Fortunately, there was time for a little siesta before we set off for Finca Adalgisa and the grand finale of my Mendoza mission: an Argentine cooking course with renowned local chef Cristina Brino. Class was held under the stars and the boughs of a walnut tree. We quaffed the free-flowing Malbec and watched as Cristina demonstrated how to prepare crispy empanadas, luscious rib-eye steak with tangy chimichurri, and caramelised fruit – all using open coals and a wood-fired clay oven.
Once I’d gobbled my first empanada, I was determined to try them at home. This wouldn’t be a problem, as Cristina had taken care to use only ingredients available anywhere, and we were each given a folder with the recipes.
The following day found me waiting for another bus, this time all the way back to Buenos Aires. I wished I could stay longer: learn more, explore more, eat and drink more! But, I had to agree with the Mendocian winemakers’ new approach.

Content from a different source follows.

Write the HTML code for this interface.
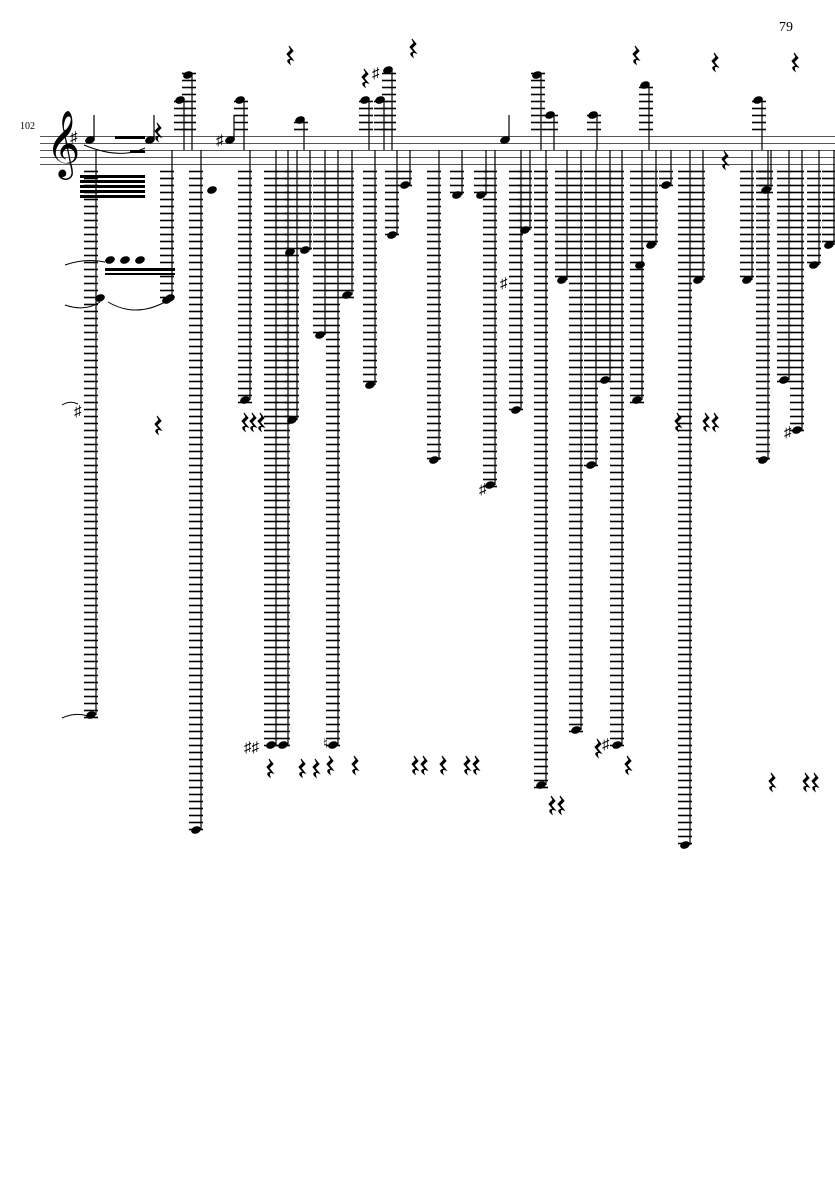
<!DOCTYPE html><html><head><meta charset="utf-8"><style>body{margin:0;background:#fff}svg{display:block}</style></head><body>
<svg id="s" width="835" height="1181" xmlns="http://www.w3.org/2000/svg" font-family="Liberation Serif, serif">
<text x="779" y="31" font-size="14">79</text>
<text x="20" y="129" font-size="10">102</text>
<g stroke="#555" stroke-width="1"><line x1="40" y1="136.5" x2="835" y2="136.5"/><line x1="40" y1="143.5" x2="835" y2="143.5"/><line x1="40" y1="150.5" x2="835" y2="150.5"/><line x1="40" y1="157.5" x2="835" y2="157.5"/><line x1="40" y1="164.5" x2="835" y2="164.5"/></g>
<text x="46" y="163" font-size="58" font-family="DejaVu Sans, sans-serif">𝄞</text>
<g id="g"></g>
<text x="70" y="142" font-size="15">♯</text>
<text x="216" y="145" font-size="15">♯</text>
<text x="372" y="78" font-size="15">♯</text>
<text x="500" y="288" font-size="15">♯</text>
<text x="479" y="494" font-size="15">♯</text>
<text x="74" y="416" font-size="15">♯</text>
<text x="244" y="752" font-size="15">♯♯</text>
<text x="323" y="748" font-size="14">♮</text>
<text x="602" y="749" font-size="15">♯</text>
<text x="784" y="437" font-size="15">♯</text>
<g fill="none" stroke="#000" stroke-width="1"><path d="M65 265 Q85 258 105 262"/><path d="M65 305 Q85 312 100 302"/><path d="M108 302 Q135 318 165 302"/><path d="M62 405 Q70 400 78 404"/><path d="M62 718 Q75 712 88 716"/><path d="M84 145 Q120 160 145 148"/></g>
<g fill="#000"><rect x="80" y="175" width="65" height="3"/><rect x="80" y="180" width="65" height="3"/><rect x="80" y="185" width="65" height="3"/><rect x="80" y="190" width="65" height="3"/><rect x="80" y="195" width="65" height="3"/><rect x="105" y="268" width="70" height="3"/><rect x="105" y="273" width="70" height="2"/><rect x="115" y="136" width="30" height="3"/><rect x="130" y="150" width="15" height="3"/></g>
</svg>
<script>
var g=document.getElementById('g'),h='';
function L(x1,y1,x2,y2,w){h+='<line x1="'+x1+'" y1="'+y1+'" x2="'+x2+'" y2="'+y2+'" stroke="#000" stroke-width="'+(w||1)+'"/>';}
function N(x,y){h+='<ellipse cx="'+x+'" cy="'+y+'" rx="5" ry="3.6" transform="rotate(-20 '+x+' '+y+')" fill="#000"/>';}
function R(x,y){h+='<path d="M'+(x-1)+' '+(y-9)+' l4 5 l-4 4 l4 5 q-5 -2 -3 4 q-5 -4 1 -5 l-4 -5 l4 -4 z" fill="#000" stroke="#000" stroke-width="1"/>';}
var cols=[[91,715],[167,300],[196,830],[245,400],[271,745],[283,745],[292,420],[305,250],[320,335],[333,745],[347,295],[370,385],[392,235],[405,185],[434,460],[457,195],[481,195],[490,485],[516,410],[525,230],[541,785],[562,280],[576,730],[591,465],[605,380],[617,745],[637,400],[651,245],[666,185],[685,845],[698,280],[747,280],[763,460],[766,190],[784,380],[797,430],[814,265],[829,245]];
cols.forEach(function(c){var x=c[0],b=c[1];for(var y=171;y<=b+2;y+=7)L(x-7,y+.5,x+7,y+.5,1.6);L(x+5,150,x+5,b,1.2);N(x,b);});
var up=[[180,100],[188,75],[240,100],[300,120],[365,100],[380,100],[388,70],[537,75],[550,115],[593,115],[645,85],[758,100]];
up.forEach(function(c){var x=c[0],t=c[1];for(var y=129;y>=t-2;y-=7)L(x-6,y+.5,x+8,y+.5,1.6);L(x+4,t,x+4,150,1.2);N(x,t);});
[[90,140],[150,140],[230,140],[505,140]].forEach(function(c){N(c[0],c[1]);L(c[0]+4,c[1],c[0]+4,c[1]-25,1.2)});
[[110,260],[125,260],[140,260],[100,298],[170,298],[212,190],[290,252],[640,265]].forEach(function(c){N(c[0],c[1])});
[[290,55],[413,48],[636,55],[715,62],[795,62],[365,78],[158,132],[158,425],[245,422],[253,422],[261,422],[270,768],[302,768],[316,768],[330,765],[355,765],[415,765],[424,765],[443,765],[467,765],[476,765],[552,805],[561,805],[628,765],[598,748],[678,422],[706,422],[715,422],[725,160],[772,782],[806,782],[815,782]].forEach(function(c){R(c[0],c[1])});
g.innerHTML=h;
</script>
</body></html>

Given the choice between quantity and quality, I’d pick those two top-class days every time.
GOOD TO KNOW
South Africans don’t need visas for visits to Argentina of up to 90 days.
Mendoza city, the capital of Mendoza Province, is 1 000 km west of Buenos Aires and 350 km east of Santiago, Chile. It is best to book your flights from South Africa to one of these cities and then fly on into Plumerillo International Airport in Mendoza. Alternatively, if time is not an issue, you can also catch a comfortable long-distance bus (with super-cama class).
When to go
Mendoza is a good year-round destination. The Fiesta National de la Vendimia (harvest festival) is at the beginning of March.
Where to stay
Finca Adalgisa offers large guest rooms with king-size beds and en-suite bathrooms from $230 per room per night.

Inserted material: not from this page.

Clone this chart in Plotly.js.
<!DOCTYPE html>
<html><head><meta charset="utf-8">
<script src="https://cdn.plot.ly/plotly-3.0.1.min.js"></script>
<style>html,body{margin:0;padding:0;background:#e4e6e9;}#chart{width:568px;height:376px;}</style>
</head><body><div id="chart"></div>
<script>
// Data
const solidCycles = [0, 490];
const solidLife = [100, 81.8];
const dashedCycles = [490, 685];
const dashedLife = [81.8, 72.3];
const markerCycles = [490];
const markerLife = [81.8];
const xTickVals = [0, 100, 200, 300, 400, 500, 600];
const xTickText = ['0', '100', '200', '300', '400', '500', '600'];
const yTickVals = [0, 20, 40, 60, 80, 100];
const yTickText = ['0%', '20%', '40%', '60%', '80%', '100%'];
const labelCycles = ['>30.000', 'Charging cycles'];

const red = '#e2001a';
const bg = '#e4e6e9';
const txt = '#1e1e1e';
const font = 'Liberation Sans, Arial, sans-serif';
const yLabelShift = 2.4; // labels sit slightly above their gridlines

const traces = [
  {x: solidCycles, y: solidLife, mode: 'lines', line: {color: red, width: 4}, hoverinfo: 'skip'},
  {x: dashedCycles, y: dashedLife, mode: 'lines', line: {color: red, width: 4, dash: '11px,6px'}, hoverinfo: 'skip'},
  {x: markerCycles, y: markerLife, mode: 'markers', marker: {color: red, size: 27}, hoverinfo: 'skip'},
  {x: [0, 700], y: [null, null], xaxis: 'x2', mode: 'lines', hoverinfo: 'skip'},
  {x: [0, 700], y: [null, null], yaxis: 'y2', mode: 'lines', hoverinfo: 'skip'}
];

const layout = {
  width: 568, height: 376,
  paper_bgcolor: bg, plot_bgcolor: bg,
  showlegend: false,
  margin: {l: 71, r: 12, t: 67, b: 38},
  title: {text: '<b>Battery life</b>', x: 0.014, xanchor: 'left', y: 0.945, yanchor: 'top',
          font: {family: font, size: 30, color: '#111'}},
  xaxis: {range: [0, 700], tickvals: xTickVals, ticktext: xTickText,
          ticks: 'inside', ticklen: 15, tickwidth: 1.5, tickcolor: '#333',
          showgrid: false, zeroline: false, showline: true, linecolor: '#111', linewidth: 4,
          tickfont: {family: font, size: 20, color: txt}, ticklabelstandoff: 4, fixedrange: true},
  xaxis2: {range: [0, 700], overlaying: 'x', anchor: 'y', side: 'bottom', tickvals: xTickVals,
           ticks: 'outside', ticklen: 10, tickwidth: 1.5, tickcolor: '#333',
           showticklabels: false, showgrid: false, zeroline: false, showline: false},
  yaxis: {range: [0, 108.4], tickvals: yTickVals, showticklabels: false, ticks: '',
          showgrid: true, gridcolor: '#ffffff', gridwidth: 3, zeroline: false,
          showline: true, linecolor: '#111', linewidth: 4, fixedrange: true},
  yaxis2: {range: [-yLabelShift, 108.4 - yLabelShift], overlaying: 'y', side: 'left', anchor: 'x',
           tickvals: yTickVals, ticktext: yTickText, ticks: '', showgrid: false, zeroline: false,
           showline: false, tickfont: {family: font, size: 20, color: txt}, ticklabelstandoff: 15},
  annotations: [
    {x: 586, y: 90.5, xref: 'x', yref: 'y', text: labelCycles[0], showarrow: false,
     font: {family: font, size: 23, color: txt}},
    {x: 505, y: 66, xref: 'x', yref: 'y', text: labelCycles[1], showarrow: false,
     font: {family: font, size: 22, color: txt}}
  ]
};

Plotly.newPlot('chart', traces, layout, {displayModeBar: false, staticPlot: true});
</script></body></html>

For fun-lovers: Mendoza Wine Camp. The full-day hands-on tour of Luján de Cuyo, including all tastings and lunch, comes to $165 if you book online.
For connoisseurs: Malbec Symphony. Julian and his knowledgeable staff will tailor-make a tour based on your personal wine preferences.
For foodies: Finca Adalgisa cooking class. The course takes about two-and-a-half hours and will cost you $130, which includes a complimentary apron and unlimited wine.